Le Président Laurent Gbagbo avait en particulier été dans le viseur de l’institution pendant plus de 10 ans, avant qu’elle ne l’acquitte. Un événement qui a terni l’image de la Cour en Afrique, analyse pour Sputnik Nome Essoh, représentante en Russie du Parti des Peuples Africains-Côte d'Ivoire
"La déportation du Président Gbagbo à la CPI, son jugement et son acquittement après dix ans de procès inique ont confirmé le sentiment que les Africains, en particulier les Ivoiriens, ont de cette institution qui n'est rien d'autre que le bras séculier du dispositif de recolonisation de l'Afrique par l'Occident […] Le mandat d'arrêt contre le Président Vladimir Poutine vient confirmer ce sentiment", explique-t-elle.
La responsable fait un autre parallèle entre Vladimir Poutine et Laurent Gbagbo, affirmant que les deux mandats d’arrêt sont entachés d’irrégularités et relèvent d’"arrangements entre amis pour humilier quelqu’un de trop gênant", le Président ivoirien étant notamment devenu un caillou dans la chaussure de la France.
La CPI avait par ailleurs traversé une période de crise dans les années 2010, plusieurs pays africains comme le Burundi ou l’Afrique du Sud menaçant de se retirer de l’institution.
La CPI ne respecte pas ses propres règles
Le mandat d’arrêt émis contre Vladimir Poutine choque également car la CPI ne respecte pas ses propres règles.

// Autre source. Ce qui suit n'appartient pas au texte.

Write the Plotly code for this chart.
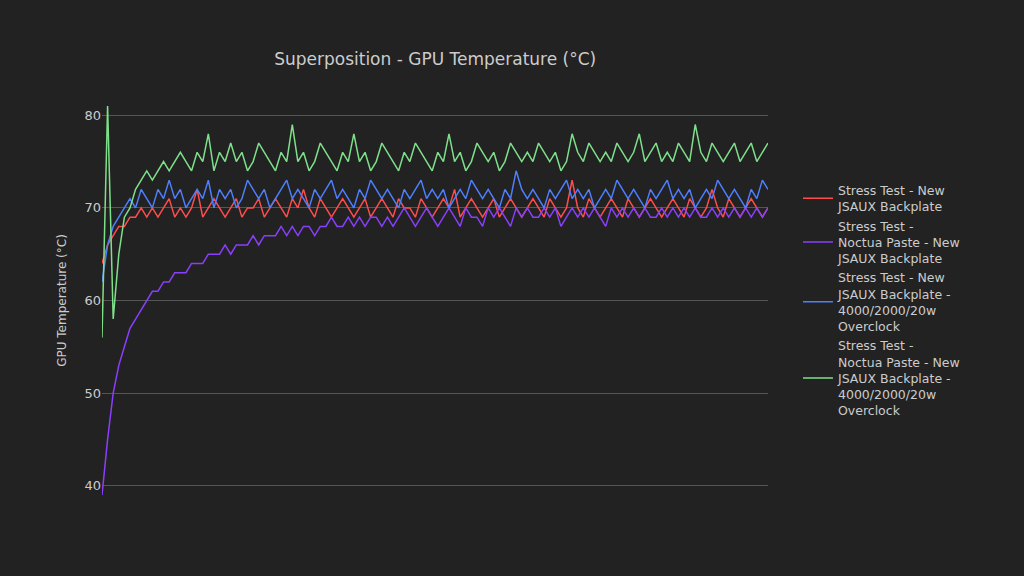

Celles-ci stipulent notamment que l’accusé doit être ressortissant d’un État membre et que les crimes commis doivent également l’être sur le territoire d'un État partie, rappelle Nome Essoh.
"Pour nous, Ivoiriens et Africains, c'est un non-événement qui choque par sa vulgarité. Cette décision, dans le fond, déshonore l'institution […] La CPI n'est pas crédible, lorsqu'elle agit de cette façon. Elle se donne des normes pour agir, mais elle ne les respecte pas. Cela perturbe actuellement tout le système du droit international. La CPI est partiale", affirme-t-elle ainsi.
En agissant de la sorte, l’institution ne fait que "se décrédibiliser aux yeux du monde et des Africains en particulier", ajoute Nome Essoh. D’où l’idée qui émerge aujourd’hui en Afrique de créer une Cour continentale ayant des compétences similaires à la CPI. Une manière de se soustraire à l’influence occidentale, en somme. Même si une Cour africaine des droits de l'homme et des peuples existe déjà sur le continent, rappelle la responsable politique.
"Les organisations continentales ou sous-régionales seront toujours aux ordres de l'Occident. Il est important que les peuples africains se battent pour leur véritable indépendance […] Il faut donner les moyens à ce projet de Cour continentale de pouvoir exister. Pas seulement des moyens financiers mais des moyens humains, des magistrats, des hauts fonctionnaires intègres", énumère-t-elle.
Ce 17 mars, la CPI avait émis un mandat d’arrêt contre Vladimir Poutine, le tenant pour responsable de déportation d’enfants de l’Ukraine vers la Russie. Moscou avait dénoncé la nullité juridique de l’acte, annonçant à son tour poursuivre en justice plusieurs membres de la CPI.